The origin of the Oakland Plantation begins with Jean Pierre Emanuel Prud’homme. Initially working the land as a farm in 1785, he received a land grant in 1789 from Spain, who controlled Louisiana at the time. At first, indigo and tobacco were grown on the land. However, Jean Pierre Emanuel soon changed his focus. Electing cotton to become their primary cash crop, he and his wife, Marie Catherine (née Lambre) became one of the first families in the region to enjoy the immense and enduring wealth its sales brought. This wealth of the Prud’homme family and others in the South was made possible due to the intense demand for cotton by textile mills in the North and expertise and enslavement of Blacks.
For certain, the cotton was planted, cultivated and harvested by enslaved persons of African descent. They were bought with the purpose to be in perpetual bondage, where they would spend their entire lives laboring in the fields as well as in the buildings they were forced to erect on the plantation.
In addition to cotton, fruits and vegetables were also grown. The Prud’homme family also raised horses and mules as work animals and chickens, turkeys and pigeons to eat.

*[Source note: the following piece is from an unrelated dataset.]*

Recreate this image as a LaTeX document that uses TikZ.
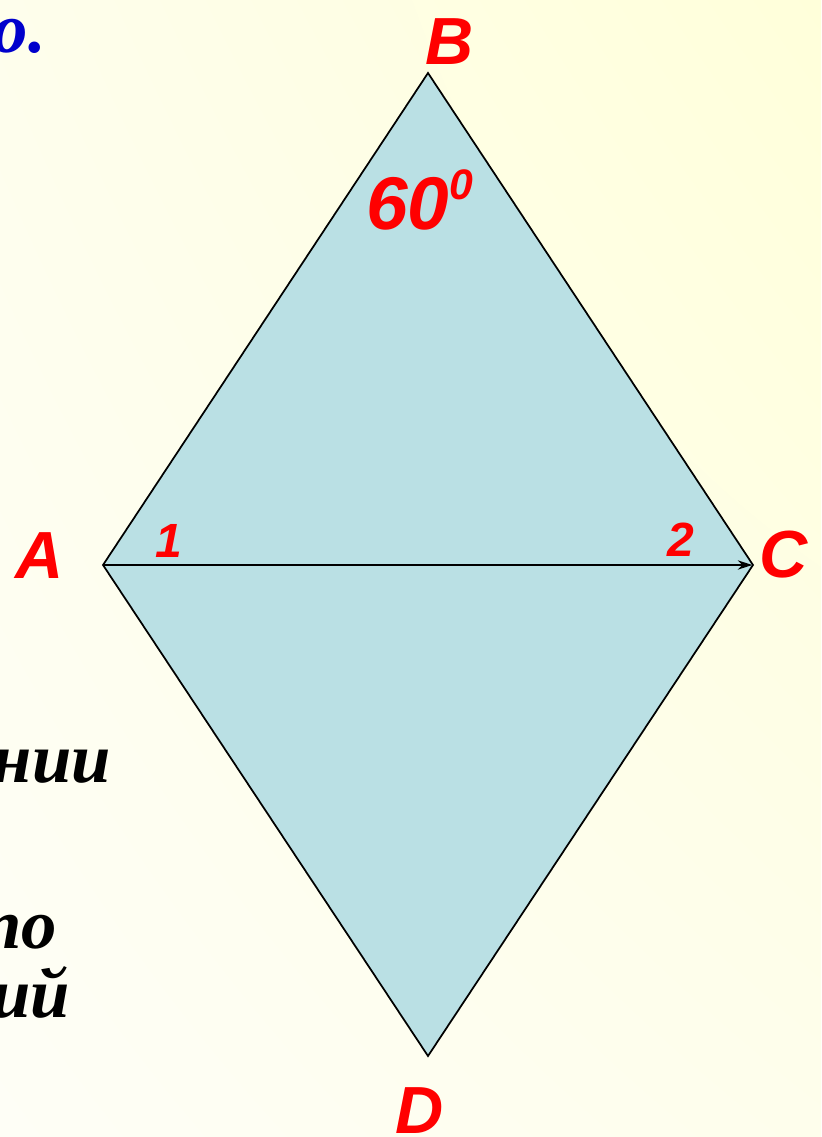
\documentclass[tikz,border=0pt]{standalone}
\usepackage{fontspec}
\setmainfont{Liberation Sans}
\newfontfamily\lbl{Liberation Sans}
\newfontfamily\cyr{Liberation Serif}
\usetikzlibrary{arrows.meta,shadings}
\definecolor{fillblue}{RGB}{186,224,228}
\definecolor{lblred}{RGB}{255,0,0}
\definecolor{txtblue}{RGB}{0,0,204}
\definecolor{bgA}{RGB}{255,255,218}
\definecolor{bgB}{RGB}{254,254,236}
\definecolor{bgC}{RGB}{254,254,246}
\tikzset{
  vlabel/.style={inner sep=0pt, anchor=base west, text=lblred, font=\lbl\bfseries\itshape\fontsize{50}{50}\selectfont},
  nlabel/.style={inner sep=0pt, anchor=base west, text=lblred, font=\lbl\bfseries\itshape\fontsize{36}{36}\selectfont},
  sidetext/.style={inner sep=0pt, anchor=base east, font=\cyr\bfseries\itshape\fontsize{53}{53}\selectfont},
  edge/.style={draw=black, line width=1.3pt}
}
\begin{document}
\begin{tikzpicture}[x=0.75pt,y=-0.75pt]
\useasboundingbox (0,0) rectangle (821,1137);
\shade[upper right=bgA, upper left=bgB, lower left=bgC, lower right=bgB] (0,0) rectangle (821,1137);
\coordinate (B) at (428,73);
\coordinate (A) at (103,565);
\coordinate (C) at (753,565);
\coordinate (D) at (428,1056);
\fill[fillblue] (A) -- (B) -- (C) -- (D) -- cycle;
\draw[edge, line join=miter] (A) -- (B) -- (C) -- (D) -- cycle;
\draw[edge, -{Stealth[length=11pt,width=7pt]}, shorten >=0.5pt] (A) -- (C);
\node[vlabel] (lB) at (425,65) {B};
\node[vlabel] (lA) at (15,578) {A};
\node[vlabel] (lC) at (759,577) {C};
\node[vlabel] (lD) at (395,1133) {D};
\node[vlabel, font=\lbl\bfseries\itshape\fontsize{56}{56}\selectfont] (l60) at (366,230) {60};
\node[vlabel, font=\lbl\bfseries\itshape\fontsize{32}{32}\selectfont] (lsup) at (449,200) {0};
\node[nlabel] (l1) at (155,557) {1};
\node[nlabel] (l2) at (667,556) {2};
\node[sidetext, text=txtblue] (t0) at (46,53) {о.};
\node[sidetext] (t1) at (111,782) {нии};
\node[sidetext] (t2) at (57,948) {по};
\node[sidetext] (t3) at (70,1017) {ий};
\end{tikzpicture}
\end{document}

As the Oakland Plantation grew to become its own self-supporting enterprise, it had to be further developed in order to meet its expansive needs. As such, the structures built include the Prud’homme home, which began being constructed in 1818 and was completed in 1821. Other buildings include sites for work such as the blacksmith’s shop, the carpenter shop, smokehouse and the wash house; barns, sheds and coops and pigeonnières (where pigeons, a delicacy, are raised); a carriage house; a house for the overseer; and cabins for those enslaved.
The brilliance, expertise and endurance of Blacks on the plantation was described on the NPS website. In its discussion of the history of the plantation, it promotes, “The skills and strengths of enslaved African-Americans are evident in the buildings they constructed at Oakland Plantation. The proficiency of enslaved blacksmiths such as Solomon Williams, for example, can be seen in iron latches and hinges, in numerous grave crosses from the slave cemetery, and in a collection of skillfully made well-drilling tools found on Oakland Plantation”.
By the late 1820s, Emanuel and Marie’s son, Pierre Phanor, was given control of the Oakland Plantation by his parents. Upon Emanuel’s death, Pierre Phanor inherited the land complex and all attached to it. Pierre Phanor was able to continue being successful until the Civil War erupted. Much of the Cane River region, including buildings, crops, land and livestock, was devastated by the armies of both the Confederacy and the Union. There are several accounts, according to Prud’homme family lore, on the fate of Pierre Phanor. While his fate is uncertain, it is clear that his two sons inherited Oakland Plantation. Jacques Alphonse retained the land that contained the Prud’homme home and surrounding lands west of the Cane River. His brother, Pierre Emanuel, took the land east of the Cane River and developed his own plantation, Atahoe.
Quickly adapting to the changing times of Reconstruction, Alphonse hired Black freedmen and Creoles of color to work, respectively, as sharecroppers and tenant farmers. Also onsite was a general store that also carried supplies and offered services needed by the sharecroppers and tenant farmers. The descendants of many of these Blacks and Creoles of color would remain in the Oakland plantation area. Because of this, according to the National Park Service site, “The vibrant African-American communities in the Natchitoches region today trace two hundred years of cultural history to this fertile land surrounding the Cane River.”
Included on Alphonse’s land was the U.S. Post Office for Bermuda; it was owned and managed by the Prud’homme family. This store was in operation until 1983, its closing spurred by the decline of farmers in the region.
The Oakland Plantation, Creole National Historical Park has free admission and is open daily, from 9 a.m. to 3:30 p.m. This family-friendly site is ADA compliant and parking is available onsite.
Presently, there are nearly sixty intact buildings that remain on the Oakland Plantation; seventeen of these are original outbuildings. Specific structures, such as the general store, the cook’s cabin, an overseer’s cabin and two pigeonnières, are open for self-guided tours. Because it is a site of the National Park Service, Rangers are also available for guided tours and talks. Guided house tours occur at 10:30 a.m. and at 1:30 p.m. and Cabin talk takes place at 1:00 p.m.